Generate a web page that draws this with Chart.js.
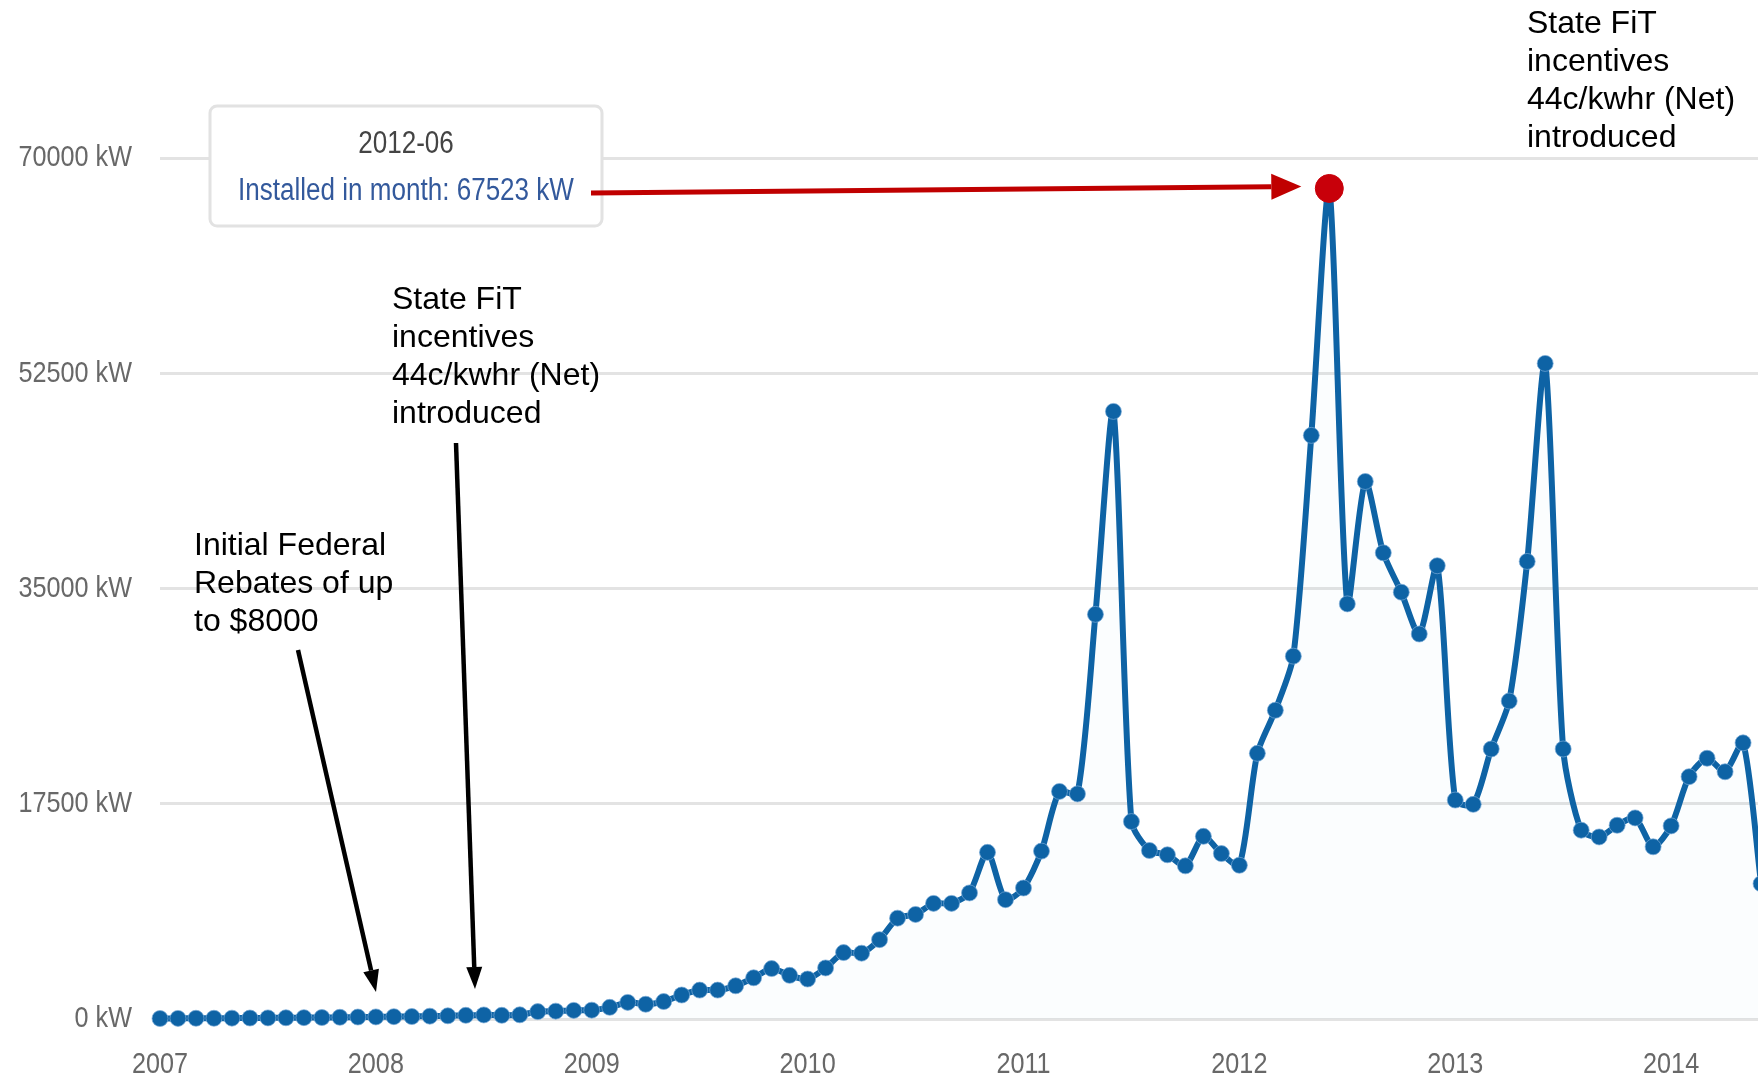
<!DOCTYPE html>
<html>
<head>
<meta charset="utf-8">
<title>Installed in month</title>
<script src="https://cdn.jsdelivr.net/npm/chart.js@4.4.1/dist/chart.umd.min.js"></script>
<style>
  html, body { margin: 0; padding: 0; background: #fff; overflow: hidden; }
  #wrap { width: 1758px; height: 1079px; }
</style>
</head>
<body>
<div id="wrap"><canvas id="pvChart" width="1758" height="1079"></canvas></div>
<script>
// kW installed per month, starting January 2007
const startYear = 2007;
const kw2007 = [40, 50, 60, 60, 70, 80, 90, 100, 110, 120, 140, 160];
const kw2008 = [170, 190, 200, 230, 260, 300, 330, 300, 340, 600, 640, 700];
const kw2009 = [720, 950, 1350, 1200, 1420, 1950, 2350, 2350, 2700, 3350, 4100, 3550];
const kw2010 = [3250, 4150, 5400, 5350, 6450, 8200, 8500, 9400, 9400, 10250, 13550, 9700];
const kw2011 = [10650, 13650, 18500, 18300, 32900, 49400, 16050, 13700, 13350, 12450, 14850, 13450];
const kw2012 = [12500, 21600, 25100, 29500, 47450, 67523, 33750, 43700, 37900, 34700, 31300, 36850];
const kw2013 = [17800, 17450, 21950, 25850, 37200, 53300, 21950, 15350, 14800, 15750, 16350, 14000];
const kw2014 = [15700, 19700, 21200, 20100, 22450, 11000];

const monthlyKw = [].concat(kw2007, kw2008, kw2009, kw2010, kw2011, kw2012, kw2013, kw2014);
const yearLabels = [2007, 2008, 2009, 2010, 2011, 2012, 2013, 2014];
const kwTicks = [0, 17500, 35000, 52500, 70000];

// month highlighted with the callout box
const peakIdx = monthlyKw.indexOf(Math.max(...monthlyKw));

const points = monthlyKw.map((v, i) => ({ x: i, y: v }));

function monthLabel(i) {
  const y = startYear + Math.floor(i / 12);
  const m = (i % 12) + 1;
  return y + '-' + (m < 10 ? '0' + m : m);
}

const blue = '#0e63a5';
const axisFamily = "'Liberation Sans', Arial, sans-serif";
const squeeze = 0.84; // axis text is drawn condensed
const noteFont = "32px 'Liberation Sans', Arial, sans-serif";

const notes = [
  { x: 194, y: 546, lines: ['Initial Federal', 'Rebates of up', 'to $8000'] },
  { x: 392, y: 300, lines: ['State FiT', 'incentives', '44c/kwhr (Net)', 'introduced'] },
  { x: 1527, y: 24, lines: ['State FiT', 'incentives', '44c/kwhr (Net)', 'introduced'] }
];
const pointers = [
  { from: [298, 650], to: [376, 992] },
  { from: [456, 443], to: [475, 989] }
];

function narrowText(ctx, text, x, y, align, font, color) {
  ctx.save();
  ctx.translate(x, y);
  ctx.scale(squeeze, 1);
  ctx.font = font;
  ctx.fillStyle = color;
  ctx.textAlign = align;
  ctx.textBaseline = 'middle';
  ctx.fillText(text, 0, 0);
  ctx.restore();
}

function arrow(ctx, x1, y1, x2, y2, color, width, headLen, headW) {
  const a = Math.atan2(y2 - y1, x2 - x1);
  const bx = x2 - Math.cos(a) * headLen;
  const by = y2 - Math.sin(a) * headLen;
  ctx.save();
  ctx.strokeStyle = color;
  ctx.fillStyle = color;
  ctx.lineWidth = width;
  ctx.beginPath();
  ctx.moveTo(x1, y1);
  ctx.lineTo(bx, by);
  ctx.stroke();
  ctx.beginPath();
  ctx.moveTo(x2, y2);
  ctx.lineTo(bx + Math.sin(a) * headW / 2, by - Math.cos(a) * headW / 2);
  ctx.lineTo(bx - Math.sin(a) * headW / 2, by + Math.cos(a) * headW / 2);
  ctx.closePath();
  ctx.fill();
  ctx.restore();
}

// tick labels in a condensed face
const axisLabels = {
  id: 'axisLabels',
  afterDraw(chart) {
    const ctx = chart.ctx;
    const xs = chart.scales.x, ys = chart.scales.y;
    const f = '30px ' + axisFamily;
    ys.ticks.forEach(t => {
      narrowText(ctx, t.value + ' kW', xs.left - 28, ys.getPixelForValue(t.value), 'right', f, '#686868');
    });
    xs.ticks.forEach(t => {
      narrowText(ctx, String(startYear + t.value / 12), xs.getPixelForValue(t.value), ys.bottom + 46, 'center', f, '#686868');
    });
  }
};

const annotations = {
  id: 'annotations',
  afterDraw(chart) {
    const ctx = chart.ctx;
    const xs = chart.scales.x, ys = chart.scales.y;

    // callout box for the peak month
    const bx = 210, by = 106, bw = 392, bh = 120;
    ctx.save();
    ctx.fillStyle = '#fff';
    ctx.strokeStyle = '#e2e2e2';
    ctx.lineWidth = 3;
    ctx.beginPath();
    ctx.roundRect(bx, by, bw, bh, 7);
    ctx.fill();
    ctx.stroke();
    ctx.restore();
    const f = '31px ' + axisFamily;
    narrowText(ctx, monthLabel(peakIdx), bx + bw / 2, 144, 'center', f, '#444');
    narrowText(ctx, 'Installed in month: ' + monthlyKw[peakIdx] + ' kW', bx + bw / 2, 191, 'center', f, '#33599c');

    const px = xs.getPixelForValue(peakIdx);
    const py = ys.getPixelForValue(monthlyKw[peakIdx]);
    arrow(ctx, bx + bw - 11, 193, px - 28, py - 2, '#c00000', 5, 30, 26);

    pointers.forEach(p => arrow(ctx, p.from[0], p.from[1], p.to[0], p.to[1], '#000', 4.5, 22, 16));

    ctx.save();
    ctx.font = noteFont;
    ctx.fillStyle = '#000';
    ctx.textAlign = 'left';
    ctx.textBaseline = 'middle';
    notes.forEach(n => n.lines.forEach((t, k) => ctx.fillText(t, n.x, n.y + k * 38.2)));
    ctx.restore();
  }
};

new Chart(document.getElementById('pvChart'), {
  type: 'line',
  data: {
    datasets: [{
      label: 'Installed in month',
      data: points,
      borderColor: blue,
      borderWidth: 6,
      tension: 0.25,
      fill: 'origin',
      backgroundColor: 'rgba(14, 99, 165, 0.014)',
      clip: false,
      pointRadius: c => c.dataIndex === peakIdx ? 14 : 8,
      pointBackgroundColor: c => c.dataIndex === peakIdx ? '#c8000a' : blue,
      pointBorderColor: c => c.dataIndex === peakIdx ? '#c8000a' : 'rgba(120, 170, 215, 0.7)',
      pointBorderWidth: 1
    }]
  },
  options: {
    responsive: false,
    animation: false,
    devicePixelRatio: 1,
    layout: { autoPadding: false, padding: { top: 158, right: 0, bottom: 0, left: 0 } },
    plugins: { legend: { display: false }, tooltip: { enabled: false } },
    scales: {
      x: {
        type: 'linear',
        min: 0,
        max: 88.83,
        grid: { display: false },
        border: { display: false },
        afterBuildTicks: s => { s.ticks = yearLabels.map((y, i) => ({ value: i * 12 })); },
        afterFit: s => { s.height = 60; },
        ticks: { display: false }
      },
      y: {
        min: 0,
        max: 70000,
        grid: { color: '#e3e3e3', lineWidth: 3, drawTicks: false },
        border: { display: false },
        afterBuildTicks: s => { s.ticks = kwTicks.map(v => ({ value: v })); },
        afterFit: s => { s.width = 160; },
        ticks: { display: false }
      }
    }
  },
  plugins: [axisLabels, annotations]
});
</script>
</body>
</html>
------
◆ Problem to solve
Count how many lines include the string "with". Nothing but the number is needed.

◆ Output for this task
2